Dishabille
In praise of the beauty of an undressed, Autumn garden.
Autumn is one of my favourite seasons (the others are winter, spring and summer). In autumn one can harvest potatoes, carrots, late cabbages, painted corn, hemp, beets, winter squash and more.
Summer is a fading memory for me. And autumn has its times of glory, to be sure: when the aspen leaves resemble gold coins. But that time is brief.
G.M. Hopkins describes autumn (“Summer ends now”) as “barbarous in beauty.” True: especially where grain harvest or a Carolinian forest of maple, beech and oak stuns our eyes with glory.
But here I’m referring to another autumn scene, the one I look at 20 times a day: my garden in dishabille.
I’m using the word in the French sense (déshabillé) meaning simply “undressed,” not “salacious”. “Dishabille” entered the English language in the 19th century. As one of the editors of a website called Unused Words says, “when the English incorporated it, the word immediately gained a negative connotation – as in ‘poorly dressed’ or ‘scandalously dressed.’ […] The fact that they chose to import a word perhaps points to the idea that the English language was so pure and proper that it could itself never give birth to a word that could aptly describe both nakedness/scandalously clothed and impart a ‘proper’ sense of indignity at the thought.”

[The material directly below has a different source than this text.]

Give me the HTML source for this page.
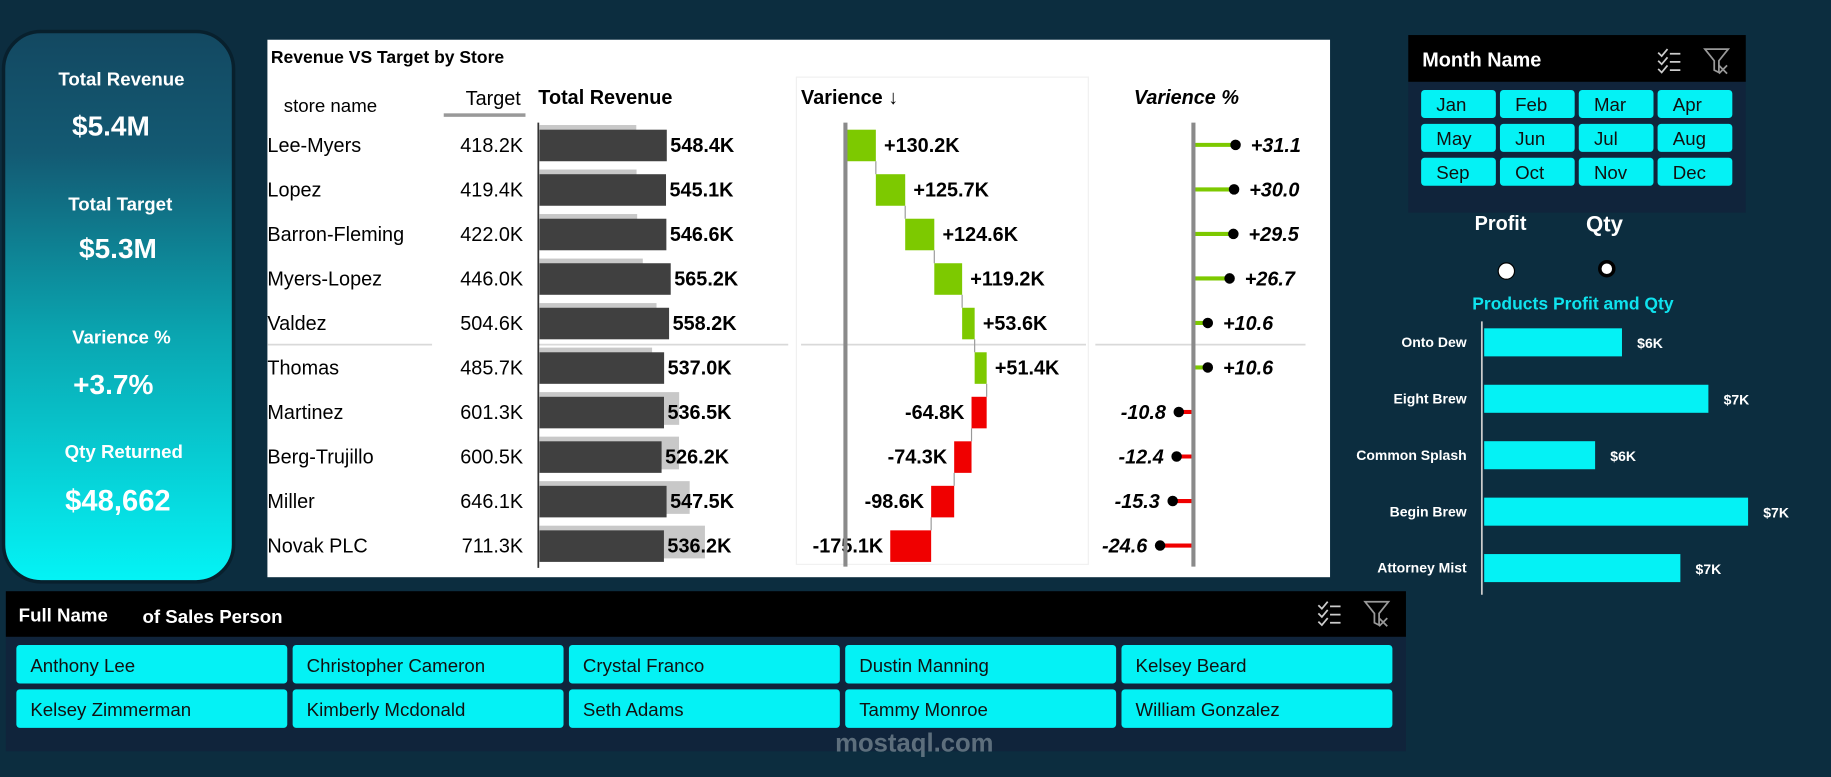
<!DOCTYPE html>
<html><head><meta charset="utf-8"><title>Revenue Dashboard</title>
<style>
html,body{margin:0;padding:0;background:#0c2d3f;width:1831px;height:777px;overflow:hidden}
svg{display:block}
text{font-family:"Liberation Sans",sans-serif}
.n{font-family:"Liberation Sans Narrow","Liberation Sans",sans-serif}
</style></head>
<body>
<svg id="dash" width="1831" height="777" viewBox="0 0 1568 665" preserveAspectRatio="none" xmlns="http://www.w3.org/2000/svg">
<defs>
<linearGradient id="kg" x1="0" y1="0" x2="0" y2="1">
<stop offset="0" stop-color="#134861"/><stop offset="0.22" stop-color="#135a73"/><stop offset="0.55" stop-color="#0aa5b0"/><stop offset="1" stop-color="#04f4f6"/>
</linearGradient>
</defs>
<rect width="1568" height="665" fill="#0c2d3f"/>
<g>
<rect x="3" y="27" width="197" height="471" rx="32" fill="url(#kg)" stroke="#08202d" stroke-width="3"/>
<g fill="#fff" font-weight="bold" text-anchor="middle">
<text x="104" y="73" font-size="16">Total Revenue</text>
<text x="95" y="116" font-size="24">$5.4M</text>
<text x="103" y="180" font-size="16">Total Target</text>
<text x="101" y="221" font-size="24">$5.3M</text>
<text x="104" y="294" font-size="16">Varience %</text>
<text x="97" y="337" font-size="24">+3.7%</text>
<text x="106" y="392" font-size="16">Qty Returned</text>
<text x="101" y="437" font-size="25">$48,662</text>
</g>
</g>
<g id="main">
<rect x="229" y="34" width="910" height="460" fill="#fff"/>
<text x="232" y="54" font-size="15" font-weight="bold" class="n">Revenue VS Target by Store</text>
<text x="243" y="96" font-size="16" class="n">store name</text>
<text x="446" y="90" font-size="17" class="n" text-anchor="end">Target</text>
<rect x="380" y="97" width="70" height="3" fill="#999"/>
<text x="461" y="89" font-size="17" font-weight="bold" class="n">Total Revenue</text>
<rect x="682" y="66" width="250" height="417" fill="none" stroke="#f0f0f0"/>
<text x="686" y="89" font-size="17" font-weight="bold" class="n">Varience ↓</text>
<text x="971" y="89" font-size="17" font-weight="bold" font-style="italic" class="n">Varience %</text>
<g stroke="#d9d9d9" stroke-width="1.5">
<line x1="229" y1="295" x2="370" y2="295"/><line x1="461" y1="295" x2="675" y2="295"/><line x1="686" y1="295" x2="930" y2="295"/><line x1="938" y1="295" x2="1118" y2="295"/>
</g>
<g id="rows"></g>
</g>
<g>
<rect x="1206" y="30" width="289" height="152" fill="#10243b"/>
<rect x="1206" y="30" width="289" height="40" fill="#000"/>
<text x="1218" y="57" font-size="17" font-weight="bold" fill="#fff">Month Name</text>
<g stroke="#ccc" stroke-width="1.5" fill="none"><path d="M1420 45l3 3 5-6M1420 52l3 3 5-6M1420 59l3 3 5-6M1430 46h9M1430 53h9M1430 60h9"/></g>
<g stroke="#999" stroke-width="1.5" fill="none"><path d="M1460 42h20l-8 10v10l-4-2v-8z M1472 56l7 7 M1479 56l-7 7"/></g>
<g id="months"></g>
</g>
<text x="1285" y="197" font-size="17" font-weight="bold" fill="#fff" text-anchor="middle">Profit</text>
<text x="1374" y="198" font-size="19" font-weight="bold" fill="#fff" text-anchor="middle">Qty</text>
<circle cx="1290" cy="232" r="7" fill="#fff" stroke="#000" stroke-width="1"/>
<circle cx="1376" cy="230" r="6" fill="#fff" stroke="#000" stroke-width="3"/>
<text x="1347" y="265" font-size="15" font-weight="bold" fill="#0fe3ee" text-anchor="middle">Products Profit amd Qty</text>
<g id="prod"></g>
<g>
<rect x="5" y="506" width="1199" height="137" fill="#10243b"/>
<rect x="5" y="506" width="1199" height="39" fill="#000"/>
<text x="16" y="532" font-size="16" font-weight="bold" fill="#fff">Full Name</text>
<text x="122" y="533" font-size="16" font-weight="bold" fill="#fff">of Sales Person</text>
<g stroke="#ccc" stroke-width="1.5" fill="none"><path d="M1129 518l3 3 5-6M1129 525l3 3 5-6M1129 532l3 3 5-6M1139 519h9M1139 526h9M1139 533h9"/></g>
<g stroke="#999" stroke-width="1.5" fill="none"><path d="M1169 515h20l-8 10v10l-4-2v-8z M1181 529l7 7 M1188 529l-7 7"/></g>
<g id="people"></g>
</g>
<text x="783" y="643" font-size="22" font-weight="bold" fill="#7f8f98" fill-opacity="0.7" text-anchor="middle">mostaql.com</text>
</svg>
<script>
const stores=["Lee-Myers","Lopez","Barron-Fleming","Myers-Lopez","Valdez","Thomas","Martinez","Berg-Trujillo","Miller","Novak PLC"];
const targets=[418.2,419.4,422.0,446.0,504.6,485.7,601.3,600.5,646.1,711.3];
const revenues=[548.4,545.1,546.6,565.2,558.2,537.0,536.5,526.2,547.5,536.2];
const variances=[130.2,125.7,124.6,119.2,53.6,51.4,-64.8,-74.3,-98.6,-175.1];
const variancePcts=[31.1,30.0,29.5,26.7,10.6,10.6,-10.8,-12.4,-15.3,-24.6];
const products=["Onto Dew","Eight Brew","Common Splash","Begin Brew","Attorney Mist"];
const profits=[6200,6940,5970,7280,6700];
const months=["Jan","Feb","Mar","Apr","May","Jun","Jul","Aug","Sep","Oct","Nov","Dec"];
const people=["Anthony Lee","Christopher Cameron","Crystal Franco","Dustin Manning","Kelsey Beard","Kelsey Zimmerman","Kimberly Mcdonald","Seth Adams","Tammy Monroe","William Gonzalez"];

const NS="http://www.w3.org/2000/svg";
function mk(p,tag,a,txt){const e=document.createElementNS(NS,tag);for(const k in a)e.setAttribute(k,a[k]);if(txt!==undefined)e.textContent=txt;p.appendChild(e);return e;}
const fmtK=v=>v.toFixed(1)+"K";
const sgn=v=>(v>=0?"+":"")+v.toFixed(1);
const rowY=i=>124+i*38.1;
const revX=v=>461+v*0.2006;
const varX=v=>724+v*0.2;
const pctX=v=>1022+v*1.16;
const prodX=v=>1271+(v-5020)*0.1;

const R=document.getElementById('rows');
mk(R,'line',{x1:461,y1:105,x2:461,y2:486,stroke:'#333','stroke-width':1.5});
let cum=0;
stores.forEach((s,i)=>{
  const y=rowY(i);
  let t=mk(R,'text',{x:229,y:y+6,'font-size':17,class:'n'},s);
  
  
  t=mk(R,'text',{x:448,y:y+6,'font-size':17,class:'n','text-anchor':'end'},fmtK(targets[i]));
  
  
  let b=mk(R,'rect',{x:462,y:y-17,width:revX(targets[i])-462,height:28,fill:'#c8c8c8'});
  
  
  b=mk(R,'rect',{x:462,y:y-13,width:revX(revenues[i])-462,height:27,fill:'#404040'});
  
  
  t=mk(R,'text',{x:revX(revenues[i])+3,y:y+6,'font-size':17,'font-weight':'bold',class:'n'},fmtK(revenues[i]));
  
  
  const v=variances[i];const x0=varX(cum),x1=varX(cum+v);
  b=mk(R,'rect',{x:Math.min(x0,x1),y:y-13,width:Math.abs(x1-x0),height:27,fill:v>=0?'#7dc900':'#f00000'});
  
  
  if(i<stores.length-1) mk(R,'line',{x1:x1,y1:y+14,x2:x1,y2:rowY(i+1)-13,stroke:'#999','stroke-width':1});
  t=mk(R,'text',{x:v>=0?Math.max(x0,x1)+7:Math.min(x0,x1)-6,y:y+6,'font-size':17,'font-weight':'bold',class:'n','text-anchor':v>=0?'start':'end'},(v>=0?"+":"")+fmtK(v));
  
  
  cum+=v;
  const p=variancePcts[i],px=pctX(p);
  mk(R,'line',{x1:1022,y1:y,x2:px,y2:y,stroke:p>=0?'#7dc900':'#f00000','stroke-width':3.5});
  b=mk(R,'circle',{cx:px,cy:y,r:4.5,fill:'#000'});
  
  
  t=mk(R,'text',{x:p>=0?px+13:px-11,y:y+6,'font-size':17,'font-weight':'bold','font-style':'italic',class:'n','text-anchor':p>=0?'start':'end'},sgn(p));
  
  
});
mk(R,'line',{x1:724,y1:105,x2:724,y2:485,stroke:'#8a8a8a','stroke-width':3.5});
mk(R,'line',{x1:1022,y1:105,x2:1022,y2:485,stroke:'#8a8a8a','stroke-width':3.5});

const M=document.getElementById('months');
months.forEach((m,i)=>{
  const c=i%4,r=Math.floor(i/4);const x=1217+c*67.5,y=77+r*29;
  const g=mk(M,'g',{});
  
  
  mk(g,'rect',{x:x,y:y,width:64,height:24,rx:3,fill:'#04f2f5'});
  mk(g,'text',{x:x+13,y:y+18,'font-size':16,fill:'#111'},m);
});
const P=document.getElementById('prod');
mk(P,'line',{x1:1269,y1:275,x2:1269,y2:509,stroke:'#ccc','stroke-width':1.5});
products.forEach((n,i)=>{
  const y=293+i*48.3;
  let t=mk(P,'text',{x:1256,y:y+4,'font-size':12,'font-weight':'bold',fill:'#fff','text-anchor':'end'},n);
  
  
  const b=mk(P,'rect',{x:1271,y:y-12,width:prodX(profits[i])-1271,height:24,fill:'#04f2f5'});
  
  
  t=mk(P,'text',{x:prodX(profits[i])+13,y:y+5,'font-size':12,'font-weight':'bold',fill:'#fff'},"$"+Math.round(profits[i]/1000)+"K");
  
  
});
const Q=document.getElementById('people');
people.forEach((n,i)=>{
  const c=i%5,r=Math.floor(i/5);const x=14+c*236.6,y=552+r*38;
  const g=mk(Q,'g',{});
  
  
  mk(g,'rect',{x:x,y:y,width:232,height:33,rx:3,fill:'#04f2f5'});
  mk(g,'text',{x:x+12,y:y+23,'font-size':16,fill:'#111'},n);
});
</script>
</body></html>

My garden is undressed. Gone are the bright petunias, calendulas, marigolds, coloured flax, California poppies, lavatera, snapdragons and rudbeckia. Though the plants are not completely gone. Some are piled up for composting; others are there sagging. The garden looks scraggly, gaunt, ragged, haggard, careworn, drawn, exhausted: just plain old and tuckered out.
Not for everyone is beauty predicated upon blazing glory, bright colours and heights of process and result. For me, beauty is “splendor in the ordinary,” to use Thomas Howard’s phrase. I amplify his meaning to suggest that beauty is also splendor in the fading and fallen, dignity in the worn, and victory displayed by scars.